Yine Günay’ın adaylık imzaları ile ilgili kamuoyundaki soru işaretlerine neden olan uygulamaları.
Kapalı kapılar ardında diğer iki adayın yani Bekir Ön ve Raşit Barışıcı'nın ekarte edilmesi.
Sakder adaylık sürecinde adeta kulübü aldı Recep Günay’a verdi.
Şimdi de gelmiş “Kongre olsun” diye imza atıyor.
Günay çıkıp “İmzaları tanımıyorum, kongreye gitmeyeceğim” diye camiaya posta koyuyor, Sakder’den yine ses yok !
Son olarak son derece gereksiz bir şekilde Recep Günay’ı bir araya getirdi.
Yok yani ne bekliyordu ki o buluşmada anlamıyorum.
Günay niyetini belli etti, söyleyeceğini de söyledi zaten.
Geri adım atmayacağı da belli. Ne gerek var ikisini muhatap ediyorsun?
Getirdin de ne oldu gördük!
Kafanıza göre iş yapmayın artık.
Özetle sürecin buraya gelmesinin baş aktörü Galip Sakder.
Kongre üyeleri Divan’a bugün topladıkları imzaları teslim edecek.
Sakder şunu bilmeli ki bu saatten sonra doğru ve kararlı bir şekilde hareket etmek zorunda.

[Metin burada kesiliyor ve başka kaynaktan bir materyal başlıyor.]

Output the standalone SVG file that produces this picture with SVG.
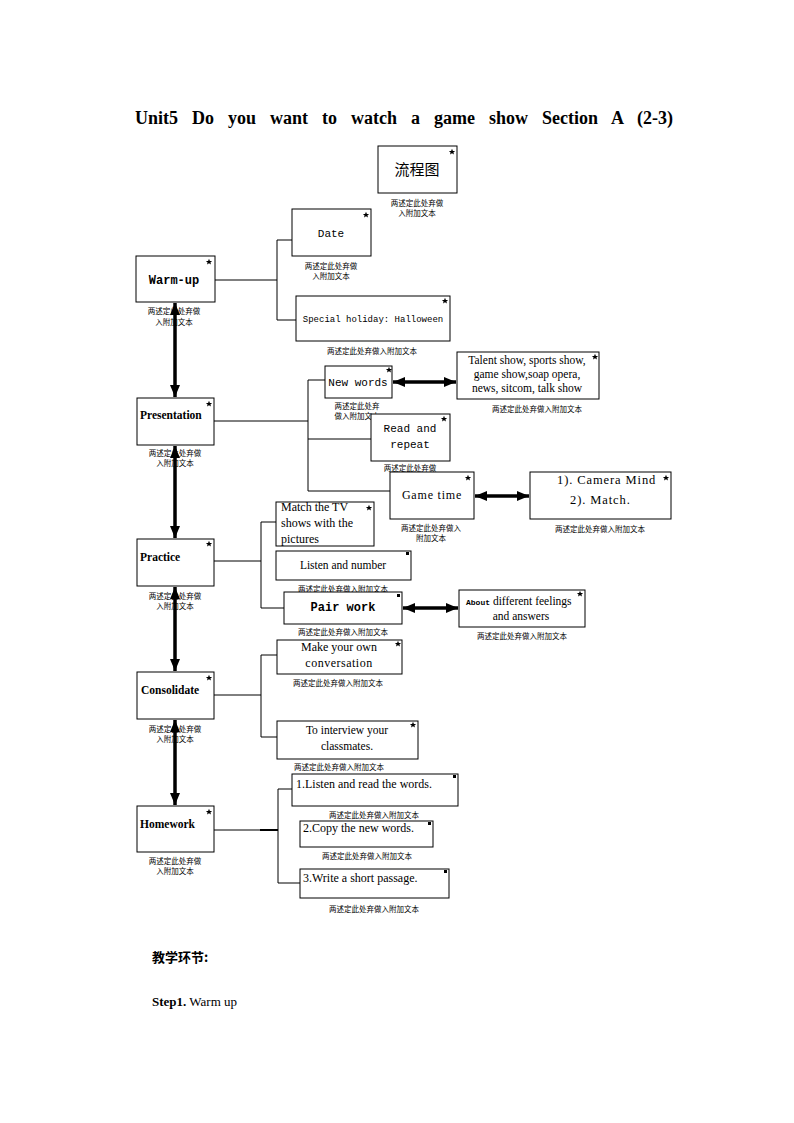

En ufak bir hata kredisi kalmadı.
Kulüp üyeleri kararlarını verdiler. Divan’da bu konuda üzerine düşeni yapmak durumunda.
Gelelim Ali Ay’a…
O da bir garip !
Recep Günay dün farklı bir şey söylemedi ki.
Göreve geldiğinden beri söylediğini söyledi.
Ee ne değişti de geri adım atıyorsun?
O kadar insan imzayı boşuna mı topladı?
O kadar emek boşuna mı harcandı?
Ne demiştin “İlk kongrede adayım”
Ee o kongre olacak işte.
Sözünü mü yiyeceksin Ali başkan?
Burası Bursaspor Camiası birileri illa ki arıza çıkartır, kaos da olur.
Kaos zaten bizim göbek adımız !
Bunu bilmiyor musun sanki !
Camia o kongreyi yaptırmak için elinden geleni yaparken bir kişinin söylemine göre karar değiştirmek ne demek?
Çocuk oyuncağı mı bu?
Ayrıca Ay’ın “Aday çıkmazsa aday olurum” dayatması da çok saçma.
İş hayatında böyle mi davranıyor?
Mesela talip olduğu bir işe başkaları da talip olunca vaz mı geçiyor?
Hiç sanmıyorum.
Ama gelin görün ki insanlar söz konusu Bursaspor olunca saçmalamaya başlıyorlar ve olur olmaz kararlar alıyorlar.
Demek ki Ali Ay’ın çevresinde yine olur olmaz birileri var!
Ay “Muhalefet olmasın” diye karşısında aday istemediğini ifade ediyor.
Muhalefet olmasın istiyorsa doğru işler yapması gerekiyor.
Zira ilk seçildiğinde kendisine oy veren ben yaptığı hatalar sonrası en ağır eleştirileri yapmıştım.
Kişi değil Bursaspor odaklı hareket edenler zaten böyle davranır.
O yüzden Ali Ay doğru kişilerle kulübü yönetip doğru işler yapmaya odaklanmalı.
O zaman muhalefet falan olmaz.
Evet bu iş çocuk oyuncağı değil.
Bursaspor hiç kimsenin egosundan, ihtirasından önemsiz değil.
Gerek Galip Sakder gerekse Ali Ay başlayan süreçte verdikleri sözü tutma ve üzerlerine düşeni yapmak durumundalar.
Bursa şehrinin ve Bursaspor camiası'nın kendilerinden beklentisi budur.